More Confirmation Hearings, Republican Retreat

It’s a busy short week for Congress. House and Senate Republicans head to Philadelphia this week to begin sorting out fiscal priorities for the coming year in the party’s annual retreat. 

The retreat should lay out the first 100 days game plan for the Administration and Congressional Republicans and could lay the groundwork for setting fiscal priorities in the first year of the Trump Administration.

The Government Accountability Office (GAO) warned Congress in a report last week that the country is headed toward a fiscal train wreck. That’s even before any new spending programs or tax cuts are considered. Soaring costs for entitlement programs, from an aging population and rising health care costs, will combine with increasing interest payments to push the federal debt to record levels, the GAO said.

Federal debt as a share of the economy reached 77 percent last year, compared to the historical average since World War II of 44 percent. Without a change in policy, the ratio will exceed its historic high of 106 percent within 15 to 25 years.

Also, welcome to the first week of Congress with President Trump in the White House. Congressional leaders from both parties will meet with the new president at the White House today for a 5 p.m. reception. 

The House will have a light week of mostly suspension bills. The only non-suspension bill the House will vote on next week is HR 7, the No Taxpayer Funding for Abortion and Abortion Insurance Full Disclosure Act of 2017.  The measure, sponsored by Rep. Chris Smith (R-NJ), would prohibit federal funds, including those provided to the District of Columbia, from being used for abortions or for health benefits that cover abortions. The House has voted on a version of the bill in prior years as part of Republicans’ sustained targeting of Planned Parenthood.

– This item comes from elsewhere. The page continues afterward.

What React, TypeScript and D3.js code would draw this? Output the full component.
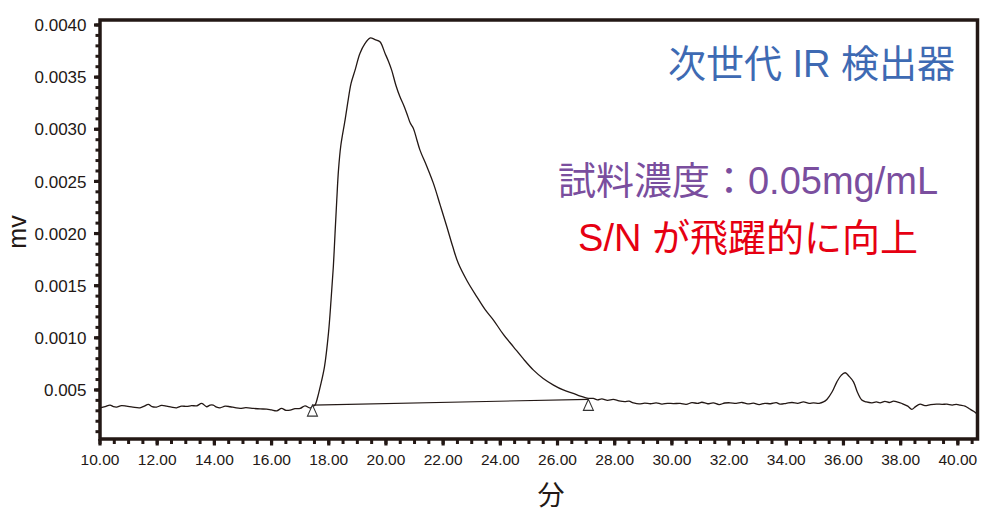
import React from 'react';
import * as d3 from 'd3';

// Retention time (min)
const times = [
  10.0, 10.18, 10.35, 10.47, 10.58, 10.75, 10.93, 11.15, 11.4, 11.55, 11.69, 11.82, 11.98, 12.15, 12.33,
  12.5, 12.68, 12.85, 13.03, 13.2, 13.38, 13.56, 13.73, 13.85, 13.96, 14.08, 14.2, 14.38, 14.55, 14.72,
  14.9, 15.1, 15.36, 15.6, 15.83, 16.0, 16.18, 16.35, 16.5, 16.65, 16.82, 17.0, 17.17, 17.35, 17.45,
  17.52, 17.62, 17.7, 17.85, 17.99, 18.08, 18.16, 18.22, 18.28, 18.34, 18.42, 18.57, 18.66, 18.78, 18.92,
  19.09, 19.27, 19.44, 19.62, 19.79, 19.97, 20.09, 20.2, 20.35, 20.49, 20.62, 20.73, 20.85, 20.96, 21.08,
  21.19, 21.42, 21.66, 21.9, 22.13, 22.33, 22.53, 22.85, 23.18, 23.47, 23.76, 24.1, 24.46, 24.8, 25.16,
  25.5, 25.86, 26.2, 26.55, 26.8, 27.08,
  27.25, 27.4, 27.55, 27.75, 27.95, 28.15, 28.35, 28.5, 28.65, 28.85, 29.05, 29.25, 29.45, 29.65, 29.85,
  30.05, 30.29, 30.5, 30.7, 30.9, 31.05, 31.25, 31.45, 31.65, 31.85, 32.04, 32.25, 32.45, 32.65, 32.85,
  33.05, 33.25, 33.45, 33.65, 33.78, 34.0, 34.2, 34.4, 34.6, 34.8, 34.95, 35.15, 35.3, 35.42, 35.6,
  35.77, 35.92, 36.06, 36.2, 36.35, 36.5, 36.64, 36.8, 37.0, 37.15, 37.28, 37.45, 37.6, 37.75, 37.87,
  38.05, 38.25, 38.39, 38.52, 38.68, 38.85, 39.05, 39.25, 39.45, 39.62, 39.8, 39.95, 40.08, 40.25, 40.4,
  40.55, 40.67,
];

// Detector response (mv)
const signal = [
  0.000329, 0.00034, 0.000355, 0.00034, 0.000336, 0.00035, 0.000345, 0.000335, 0.000329, 0.000345, 0.000362, 0.00034, 0.000336, 0.000352, 0.000345,
  0.000335, 0.000329, 0.000345, 0.000342, 0.00035, 0.000348, 0.000371, 0.000339, 0.000355, 0.000355, 0.000335, 0.000329, 0.000345, 0.000339, 0.00033,
  0.000323, 0.00033, 0.000323, 0.000318, 0.000316, 0.000308, 0.0003, 0.000323, 0.000305, 0.000307, 0.00032, 0.000323, 0.000348, 0.000327, 0.000345,
  0.000355, 0.00044, 0.00053, 0.000722, 0.001045, 0.001362, 0.001681, 0.002004, 0.002321, 0.002608, 0.00284, 0.003088, 0.003248, 0.00344, 0.003567,
  0.003727, 0.003823, 0.003875, 0.00386, 0.003839, 0.003727, 0.00365, 0.003567, 0.00342, 0.003311, 0.00323, 0.003152, 0.00306, 0.003008, 0.0029,
  0.0028, 0.00265, 0.002481, 0.00227, 0.002065, 0.00188, 0.001714, 0.00154, 0.001393, 0.00127, 0.00117, 0.001035, 0.000914, 0.0008, 0.00069,
  0.00061, 0.000547, 0.0005, 0.000467, 0.00044, 0.000419,
  0.000419, 0.000405, 0.000415, 0.0004, 0.000409, 0.000395, 0.000388, 0.000392, 0.000377, 0.000366, 0.000374, 0.000368, 0.000376, 0.000365, 0.000372,
  0.000369, 0.000371, 0.000362, 0.000378, 0.000372, 0.000382, 0.000368, 0.000377, 0.00036, 0.000375, 0.000377, 0.000372, 0.00038, 0.000366, 0.000374,
  0.00036, 0.000372, 0.000368, 0.000378, 0.000364, 0.000372, 0.00038, 0.000372, 0.000385, 0.000372, 0.000377, 0.000372, 0.000385, 0.000409, 0.00048,
  0.000578, 0.00064, 0.000665, 0.00063, 0.000578, 0.00047, 0.000403, 0.000385, 0.000377, 0.000385, 0.000377, 0.00039, 0.00038, 0.000392, 0.000386,
  0.00037, 0.000345, 0.000314, 0.00034, 0.000364, 0.00035, 0.00036, 0.000365, 0.000362, 0.000364, 0.000355, 0.000362, 0.000355, 0.000345, 0.00032,
  0.000295, 0.000269,
];

// Integration baseline markers
const markerTimes = [17.43, 27.08];
const markerValues = [0.000355, 0.00041];

const xTickValues = [10, 12, 14, 16, 18, 20, 22, 24, 26, 28, 30, 32, 34, 36, 38, 40];
const xTickLabels = ['10.00', '12.00', '14.00', '16.00', '18.00', '20.00', '22.00', '24.00', '26.00', '28.00', '30.00', '32.00', '34.00', '36.00', '38.00', '40.00'];
const xMinorTicks = d3.range(10, 40.75, 0.5);

const yTickValues = [0.004, 0.0035, 0.003, 0.0025, 0.002, 0.0015, 0.001, 0.0005];
const yTickLabels = ['0.0040', '0.0035', '0.0030', '0.0025', '0.0020', '0.0015', '0.0010', '0.005'];
const yMinorTicks = d3.range(1, 41).map((i) => i * 0.0001);

const xLabel = '分';
const yLabel = 'mv';
const title = '次世代 IR 検出器';
const note1 = '試料濃度：0.05mg/mL';
const note2 = 'S/N が飛躍的に向上';

export default function App() {
  const W = 995;
  const H = 516;
  const left = 100;
  const right = 977.5;
  const top = 20;
  const bottom = 439;
  const ink = '#231815';
  const latin = '"Liberation Sans", Arial, Helvetica, sans-serif';
  const cjk = '"Liberation Sans", "Noto Sans CJK JP", sans-serif';

  const x = d3.scaleLinear().domain([10, 40.67]).range([left, right - 0.5]);
  const y = d3.scaleLinear().domain([0, 0.004]).range([442.1, 25]);

  const pts: [number, number][] = times.map((t, i) => [t, signal[i]]);
  const line = d3
    .line<[number, number]>()
    .x((d) => x(d[0]))
    .y((d) => y(d[1]))
    .curve(d3.curveCatmullRom.alpha(0.5));

  const baseLine = d3
    .line<number>()
    .x((_, i) => x(markerTimes[i]))
    .y((_, i) => y(markerValues[i]));

  return (
    <svg
      width={W}
      height={H}
      style={{ position: 'absolute', left: 0, top: 0, background: '#fff' }}
      xmlns="http://www.w3.org/2000/svg"
    >
      <rect x={0} y={0} width={W} height={H} fill="#fff" />

      {/* y ticks */}
      {yMinorTicks.map((v, i) => (
        <line key={'ym' + i} x1={left - 4.5} x2={left} y1={y(v)} y2={y(v)} stroke={ink} strokeWidth={3} />
      ))}
      {yTickValues.map((v, i) => (
        <line key={'yM' + i} x1={left - 6} x2={left} y1={y(v)} y2={y(v)} stroke={ink} strokeWidth={3.2} />
      ))}
      {yTickValues.map((v, i) => (
        <text
          key={'yl' + i}
          x={86.5}
          y={y(v)}
          dy="0.36em"
          textAnchor="end"
          fontFamily={latin}
          fontSize={17}
          fill={ink}
        >
          {yTickLabels[i]}
        </text>
      ))}

      {/* x ticks */}
      {xMinorTicks.map((t, i) => (
        <line key={'xm' + i} x1={x(t)} x2={x(t)} y1={bottom} y2={bottom + 5} stroke={ink} strokeWidth={3} />
      ))}
      {xTickValues.map((t, i) => (
        <line key={'xM' + i} x1={x(t)} x2={x(t)} y1={bottom} y2={bottom + 6.5} stroke={ink} strokeWidth={3.2} />
      ))}
      {xTickValues.map((t, i) => (
        <text
          key={'xl' + i}
          x={x(t)}
          y={465}
          textAnchor="middle"
          fontFamily={latin}
          fontSize={15.5}
          fill={ink}
        >
          {xTickLabels[i]}
        </text>
      ))}

      {/* frame */}
      <path
        d={`M${left},${bottom} L${left},${top} L${right},${top} L${right},${bottom} Z`}
        fill="none"
        stroke={ink}
        strokeWidth={3.5}
        strokeLinejoin="miter"
      />

      {/* baseline between markers */}
      <path d={baseLine(markerTimes) || ''} fill="none" stroke={ink} strokeWidth={1.2} />

      {/* signal */}
      <path d={line(pts) || ''} fill="none" stroke={ink} strokeWidth={1.3} strokeLinejoin="round" />

      {/* markers */}
      {markerTimes.map((t, i) => {
        const cx = x(t);
        const cy = y(markerValues[i]);
        return (
          <path
            key={'mk' + i}
            d={`M${cx},${cy} L${cx - 5},${cy + 11} L${cx + 5},${cy + 11} Z`}
            fill="#fff"
            stroke="#333"
            strokeWidth={1.1}
          />
        );
      })}

      {/* axis titles */}
      <text
        transform="translate(26,232) rotate(-90)"
        textAnchor="middle"
        fontFamily={latin}
        fontSize={25}
        fill={ink}
      >
        {yLabel}
      </text>
      <text x={551} y={505} textAnchor="middle" fontFamily={cjk} fontSize={27} fill={ink}>
        {xLabel}
      </text>

      {/* annotations */}
      <text x={955} y={77} textAnchor="end" fontFamily={cjk} fontSize={38} fill="#3e6ab3">
        {title}
      </text>
      <text x={748} y={193.5} textAnchor="middle" fontFamily={cjk} fontSize={38} fill="#7a4e9e">
        {note1}
      </text>
      <text x={748} y={251} textAnchor="middle" fontFamily={cjk} fontSize={38} fill="#e60012">
        {note2}
      </text>
    </svg>
  );
}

The Senate continues to work on the confirmation process. Senate Democrats are demanding paperwork and additional time to question the remaining nominees, but truly all they can do is slow down the process. Up this week are Rep. Mike Pompeo (R-KS),who is up for CIA director, Rep. Tom Price (R-GA), who is up for Secretary of HHS and will appear before Senate Finance for another chance to defend ACA repeal, and Rep. Mick Mulvany (R-SC), who is Trump’s pick for White House budget director. Rep. Mulvaney gets a full day on Tuesday at two confirmation hearings: a morning hearing by the Senate Budget Committee and an afternoon examination by the Senate Homeland Security and Governmental Affairs Committee.


Mattis Confirmed as SECDEF

Just hours after President Trump was sworn into office, the Senate on Friday confirmed two of his national security cabinet nominees.

The Senate confirmed retired Gen. James Mattis to run the Pentagon as Defense Secretary.

A four-star general who retired in 2013, Mattis required a waiver to take the top Pentagon job since he hasn’t been out of uniform for at least seven years.

Congress approved legislation exempting him from the requirement last week, and Trump signed it into law as one of his first acts as president.